▶ _SET PROBLEM_
Return the data exactly, with all pictures removed.

═══ STORED DATA ═══

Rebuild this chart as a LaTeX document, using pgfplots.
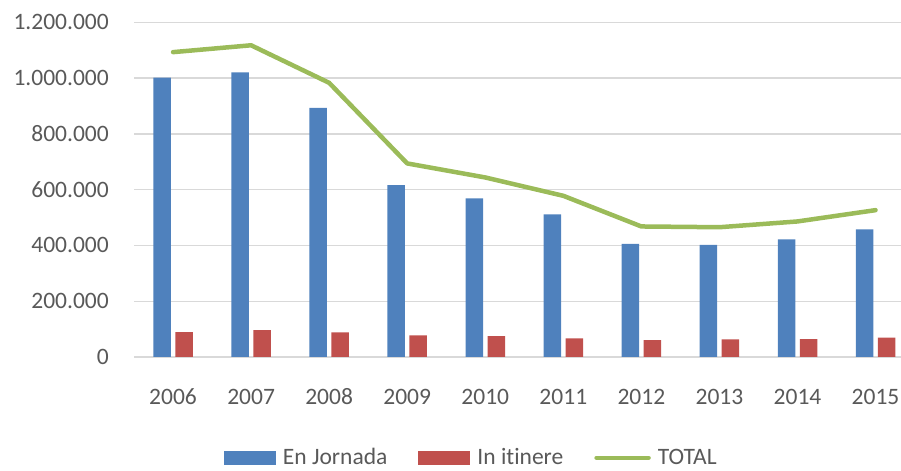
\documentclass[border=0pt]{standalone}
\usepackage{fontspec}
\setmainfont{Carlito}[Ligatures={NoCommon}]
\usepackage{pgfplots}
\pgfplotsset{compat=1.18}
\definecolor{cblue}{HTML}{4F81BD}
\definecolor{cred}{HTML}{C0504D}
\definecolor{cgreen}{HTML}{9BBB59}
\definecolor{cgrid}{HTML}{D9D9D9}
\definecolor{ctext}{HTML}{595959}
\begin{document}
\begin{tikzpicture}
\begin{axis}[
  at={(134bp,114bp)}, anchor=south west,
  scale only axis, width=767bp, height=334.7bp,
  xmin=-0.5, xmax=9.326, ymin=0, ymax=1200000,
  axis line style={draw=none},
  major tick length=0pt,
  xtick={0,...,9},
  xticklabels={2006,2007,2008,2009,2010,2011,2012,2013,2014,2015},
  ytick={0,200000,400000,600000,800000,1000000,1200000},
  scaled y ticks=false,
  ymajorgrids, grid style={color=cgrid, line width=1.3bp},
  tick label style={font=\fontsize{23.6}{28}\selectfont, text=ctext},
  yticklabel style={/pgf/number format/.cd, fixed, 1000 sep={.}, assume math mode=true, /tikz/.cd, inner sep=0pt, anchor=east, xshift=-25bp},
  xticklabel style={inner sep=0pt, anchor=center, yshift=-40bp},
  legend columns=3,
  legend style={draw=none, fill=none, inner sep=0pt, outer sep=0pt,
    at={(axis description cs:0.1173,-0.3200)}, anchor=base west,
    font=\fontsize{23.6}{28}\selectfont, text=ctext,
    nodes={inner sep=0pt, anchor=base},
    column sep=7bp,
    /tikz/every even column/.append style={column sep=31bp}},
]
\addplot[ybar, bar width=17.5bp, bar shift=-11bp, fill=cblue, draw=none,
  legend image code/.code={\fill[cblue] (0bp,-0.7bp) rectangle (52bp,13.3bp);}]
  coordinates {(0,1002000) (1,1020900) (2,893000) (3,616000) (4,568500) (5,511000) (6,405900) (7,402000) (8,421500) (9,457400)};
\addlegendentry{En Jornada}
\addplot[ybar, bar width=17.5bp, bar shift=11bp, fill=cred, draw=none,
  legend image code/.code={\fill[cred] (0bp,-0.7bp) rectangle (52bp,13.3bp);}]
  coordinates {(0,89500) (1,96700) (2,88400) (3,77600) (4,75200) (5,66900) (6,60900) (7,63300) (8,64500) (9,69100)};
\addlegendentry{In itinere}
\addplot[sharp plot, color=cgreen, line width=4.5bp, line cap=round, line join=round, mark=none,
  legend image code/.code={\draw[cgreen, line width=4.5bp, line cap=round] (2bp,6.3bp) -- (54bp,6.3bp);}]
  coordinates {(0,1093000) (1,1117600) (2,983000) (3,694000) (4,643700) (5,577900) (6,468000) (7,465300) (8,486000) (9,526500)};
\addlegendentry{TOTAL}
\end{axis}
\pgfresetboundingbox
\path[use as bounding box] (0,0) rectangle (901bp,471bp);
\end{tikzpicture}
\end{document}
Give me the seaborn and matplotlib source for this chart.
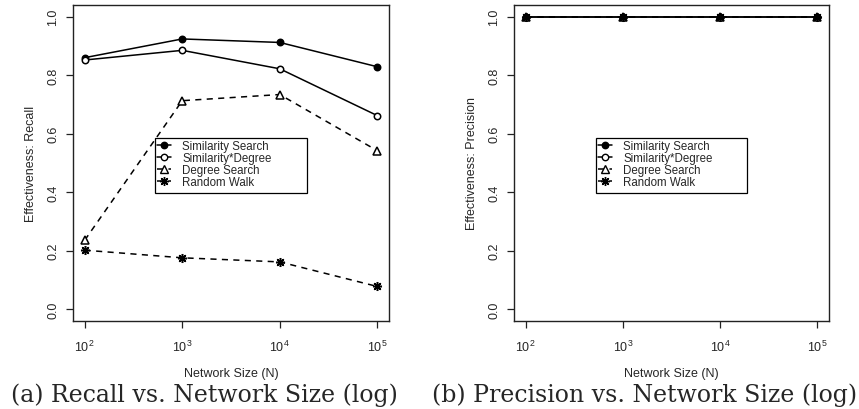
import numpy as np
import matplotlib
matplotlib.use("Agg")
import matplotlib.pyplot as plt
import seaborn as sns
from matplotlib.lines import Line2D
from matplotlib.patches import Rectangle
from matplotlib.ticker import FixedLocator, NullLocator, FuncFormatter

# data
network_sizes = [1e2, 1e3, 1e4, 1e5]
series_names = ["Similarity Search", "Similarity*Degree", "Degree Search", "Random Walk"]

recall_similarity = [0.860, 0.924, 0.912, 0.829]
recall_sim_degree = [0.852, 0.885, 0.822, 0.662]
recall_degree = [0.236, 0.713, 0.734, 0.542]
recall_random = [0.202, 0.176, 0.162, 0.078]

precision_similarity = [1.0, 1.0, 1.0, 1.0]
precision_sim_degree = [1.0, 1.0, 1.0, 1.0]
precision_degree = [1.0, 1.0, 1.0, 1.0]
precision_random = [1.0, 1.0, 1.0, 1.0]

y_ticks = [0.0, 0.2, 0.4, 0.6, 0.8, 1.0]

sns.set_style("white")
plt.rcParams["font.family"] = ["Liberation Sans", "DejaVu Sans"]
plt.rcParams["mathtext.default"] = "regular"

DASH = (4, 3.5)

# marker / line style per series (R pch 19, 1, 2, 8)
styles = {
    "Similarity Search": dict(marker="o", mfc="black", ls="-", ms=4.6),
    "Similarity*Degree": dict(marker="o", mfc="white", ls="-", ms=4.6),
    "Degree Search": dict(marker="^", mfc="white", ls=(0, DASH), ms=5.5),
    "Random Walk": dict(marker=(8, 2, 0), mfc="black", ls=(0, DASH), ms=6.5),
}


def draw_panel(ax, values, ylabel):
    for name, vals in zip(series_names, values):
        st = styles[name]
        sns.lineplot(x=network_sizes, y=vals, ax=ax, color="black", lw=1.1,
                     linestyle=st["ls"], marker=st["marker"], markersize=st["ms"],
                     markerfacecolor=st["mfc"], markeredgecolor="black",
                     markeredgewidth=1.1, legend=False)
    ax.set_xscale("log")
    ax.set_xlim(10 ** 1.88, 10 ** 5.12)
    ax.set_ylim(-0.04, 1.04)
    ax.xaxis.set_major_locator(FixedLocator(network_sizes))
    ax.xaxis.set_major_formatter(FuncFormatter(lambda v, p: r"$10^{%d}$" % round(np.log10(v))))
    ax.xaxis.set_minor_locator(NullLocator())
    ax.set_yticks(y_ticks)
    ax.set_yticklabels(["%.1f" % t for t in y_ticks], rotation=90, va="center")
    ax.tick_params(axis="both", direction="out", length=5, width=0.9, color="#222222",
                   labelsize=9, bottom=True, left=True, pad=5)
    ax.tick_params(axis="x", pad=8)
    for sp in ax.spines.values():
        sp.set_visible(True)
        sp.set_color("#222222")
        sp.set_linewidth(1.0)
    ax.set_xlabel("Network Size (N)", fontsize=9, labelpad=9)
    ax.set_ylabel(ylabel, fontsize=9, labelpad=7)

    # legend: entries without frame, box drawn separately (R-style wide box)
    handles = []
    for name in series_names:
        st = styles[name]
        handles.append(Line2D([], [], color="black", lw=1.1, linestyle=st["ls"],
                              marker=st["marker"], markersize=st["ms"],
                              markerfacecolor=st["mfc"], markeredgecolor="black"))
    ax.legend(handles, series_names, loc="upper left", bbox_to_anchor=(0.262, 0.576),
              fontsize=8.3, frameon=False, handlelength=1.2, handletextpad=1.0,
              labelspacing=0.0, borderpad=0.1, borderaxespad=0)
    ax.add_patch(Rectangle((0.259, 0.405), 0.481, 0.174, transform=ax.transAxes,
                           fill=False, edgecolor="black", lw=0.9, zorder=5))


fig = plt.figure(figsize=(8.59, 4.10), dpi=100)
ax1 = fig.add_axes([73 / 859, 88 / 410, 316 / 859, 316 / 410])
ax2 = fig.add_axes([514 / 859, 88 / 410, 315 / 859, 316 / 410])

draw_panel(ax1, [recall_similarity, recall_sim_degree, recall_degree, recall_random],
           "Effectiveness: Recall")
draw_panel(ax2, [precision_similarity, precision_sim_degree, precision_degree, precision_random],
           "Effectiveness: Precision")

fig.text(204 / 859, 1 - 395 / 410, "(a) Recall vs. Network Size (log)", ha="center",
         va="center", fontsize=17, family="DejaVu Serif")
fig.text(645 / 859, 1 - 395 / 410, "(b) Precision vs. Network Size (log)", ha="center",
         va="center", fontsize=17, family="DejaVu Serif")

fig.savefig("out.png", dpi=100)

═══

▶ _ANSWER TO THIS PROBLEM_
Rebuild this chart as a LaTeX document, using pgfplots.
\documentclass[border=0pt]{standalone}
\usepackage{fontspec}
\setmainfont{Carlito}[Ligatures={NoCommon}]
\usepackage{pgfplots}
\pgfplotsset{compat=1.18}
\definecolor{cblue}{HTML}{4F81BD}
\definecolor{cred}{HTML}{C0504D}
\definecolor{cgreen}{HTML}{9BBB59}
\definecolor{cgrid}{HTML}{D9D9D9}
\definecolor{ctext}{HTML}{595959}
\begin{document}
\begin{tikzpicture}
\begin{axis}[
  at={(134bp,114bp)}, anchor=south west,
  scale only axis, width=767bp, height=334.7bp,
  xmin=-0.5, xmax=9.326, ymin=0, ymax=1200000,
  axis line style={draw=none},
  major tick length=0pt,
  xtick={0,...,9},
  xticklabels={2006,2007,2008,2009,2010,2011,2012,2013,2014,2015},
  ytick={0,200000,400000,600000,800000,1000000,1200000},
  scaled y ticks=false,
  ymajorgrids, grid style={color=cgrid, line width=1.3bp},
  tick label style={font=\fontsize{23.6}{28}\selectfont, text=ctext},
  yticklabel style={/pgf/number format/.cd, fixed, 1000 sep={.}, assume math mode=true, /tikz/.cd, inner sep=0pt, anchor=east, xshift=-25bp},
  xticklabel style={inner sep=0pt, anchor=center, yshift=-40bp},
  legend columns=3,
  legend style={draw=none, fill=none, inner sep=0pt, outer sep=0pt,
    at={(axis description cs:0.1173,-0.3200)}, anchor=base west,
    font=\fontsize{23.6}{28}\selectfont, text=ctext,
    nodes={inner sep=0pt, anchor=base},
    column sep=7bp,
    /tikz/every even column/.append style={column sep=31bp}},
]
\addplot[ybar, bar width=17.5bp, bar shift=-11bp, fill=cblue, draw=none,
  legend image code/.code={\fill[cblue] (0bp,-0.7bp) rectangle (52bp,13.3bp);}]
  coordinates {(0,1002000) (1,1020900) (2,893000) (3,616000) (4,568500) (5,511000) (6,405900) (7,402000) (8,421500) (9,457400)};
\addlegendentry{En Jornada}
\addplot[ybar, bar width=17.5bp, bar shift=11bp, fill=cred, draw=none,
  legend image code/.code={\fill[cred] (0bp,-0.7bp) rectangle (52bp,13.3bp);}]
  coordinates {(0,89500) (1,96700) (2,88400) (3,77600) (4,75200) (5,66900) (6,60900) (7,63300) (8,64500) (9,69100)};
\addlegendentry{In itinere}
\addplot[sharp plot, color=cgreen, line width=4.5bp, line cap=round, line join=round, mark=none,
  legend image code/.code={\draw[cgreen, line width=4.5bp, line cap=round] (2bp,6.3bp) -- (54bp,6.3bp);}]
  coordinates {(0,1093000) (1,1117600) (2,983000) (3,694000) (4,643700) (5,577900) (6,468000) (7,465300) (8,486000) (9,526500)};
\addlegendentry{TOTAL}
\end{axis}
\pgfresetboundingbox
\path[use as bounding box] (0,0) rectangle (901bp,471bp);
\end{tikzpicture}
\end{document}
Give me the seaborn and matplotlib source for this chart.
import numpy as np
import matplotlib
matplotlib.use("Agg")
import matplotlib.pyplot as plt
import seaborn as sns
from matplotlib.lines import Line2D
from matplotlib.patches import Rectangle
from matplotlib.ticker import FixedLocator, NullLocator, FuncFormatter

# data
network_sizes = [1e2, 1e3, 1e4, 1e5]
series_names = ["Similarity Search", "Similarity*Degree", "Degree Search", "Random Walk"]

recall_similarity = [0.860, 0.924, 0.912, 0.829]
recall_sim_degree = [0.852, 0.885, 0.822, 0.662]
recall_degree = [0.236, 0.713, 0.734, 0.542]
recall_random = [0.202, 0.176, 0.162, 0.078]

precision_similarity = [1.0, 1.0, 1.0, 1.0]
precision_sim_degree = [1.0, 1.0, 1.0, 1.0]
precision_degree = [1.0, 1.0, 1.0, 1.0]
precision_random = [1.0, 1.0, 1.0, 1.0]

y_ticks = [0.0, 0.2, 0.4, 0.6, 0.8, 1.0]

sns.set_style("white")
plt.rcParams["font.family"] = ["Liberation Sans", "DejaVu Sans"]
plt.rcParams["mathtext.default"] = "regular"

DASH = (4, 3.5)

# marker / line style per series (R pch 19, 1, 2, 8)
styles = {
    "Similarity Search": dict(marker="o", mfc="black", ls="-", ms=4.6),
    "Similarity*Degree": dict(marker="o", mfc="white", ls="-", ms=4.6),
    "Degree Search": dict(marker="^", mfc="white", ls=(0, DASH), ms=5.5),
    "Random Walk": dict(marker=(8, 2, 0), mfc="black", ls=(0, DASH), ms=6.5),
}


def draw_panel(ax, values, ylabel):
    for name, vals in zip(series_names, values):
        st = styles[name]
        sns.lineplot(x=network_sizes, y=vals, ax=ax, color="black", lw=1.1,
                     linestyle=st["ls"], marker=st["marker"], markersize=st["ms"],
                     markerfacecolor=st["mfc"], markeredgecolor="black",
                     markeredgewidth=1.1, legend=False)
    ax.set_xscale("log")
    ax.set_xlim(10 ** 1.88, 10 ** 5.12)
    ax.set_ylim(-0.04, 1.04)
    ax.xaxis.set_major_locator(FixedLocator(network_sizes))
    ax.xaxis.set_major_formatter(FuncFormatter(lambda v, p: r"$10^{%d}$" % round(np.log10(v))))
    ax.xaxis.set_minor_locator(NullLocator())
    ax.set_yticks(y_ticks)
    ax.set_yticklabels(["%.1f" % t for t in y_ticks], rotation=90, va="center")
    ax.tick_params(axis="both", direction="out", length=5, width=0.9, color="#222222",
                   labelsize=9, bottom=True, left=True, pad=5)
    ax.tick_params(axis="x", pad=8)
    for sp in ax.spines.values():
        sp.set_visible(True)
        sp.set_color("#222222")
        sp.set_linewidth(1.0)
    ax.set_xlabel("Network Size (N)", fontsize=9, labelpad=9)
    ax.set_ylabel(ylabel, fontsize=9, labelpad=7)

    # legend: entries without frame, box drawn separately (R-style wide box)
    handles = []
    for name in series_names:
        st = styles[name]
        handles.append(Line2D([], [], color="black", lw=1.1, linestyle=st["ls"],
                              marker=st["marker"], markersize=st["ms"],
                              markerfacecolor=st["mfc"], markeredgecolor="black"))
    ax.legend(handles, series_names, loc="upper left", bbox_to_anchor=(0.262, 0.576),
              fontsize=8.3, frameon=False, handlelength=1.2, handletextpad=1.0,
              labelspacing=0.0, borderpad=0.1, borderaxespad=0)
    ax.add_patch(Rectangle((0.259, 0.405), 0.481, 0.174, transform=ax.transAxes,
                           fill=False, edgecolor="black", lw=0.9, zorder=5))


fig = plt.figure(figsize=(8.59, 4.10), dpi=100)
ax1 = fig.add_axes([73 / 859, 88 / 410, 316 / 859, 316 / 410])
ax2 = fig.add_axes([514 / 859, 88 / 410, 315 / 859, 316 / 410])

draw_panel(ax1, [recall_similarity, recall_sim_degree, recall_degree, recall_random],
           "Effectiveness: Recall")
draw_panel(ax2, [precision_similarity, precision_sim_degree, precision_degree, precision_random],
           "Effectiveness: Precision")

fig.text(204 / 859, 1 - 395 / 410, "(a) Recall vs. Network Size (log)", ha="center",
         va="center", fontsize=17, family="DejaVu Serif")
fig.text(645 / 859, 1 - 395 / 410, "(b) Precision vs. Network Size (log)", ha="center",
         va="center", fontsize=17, family="DejaVu Serif")

fig.savefig("out.png", dpi=100)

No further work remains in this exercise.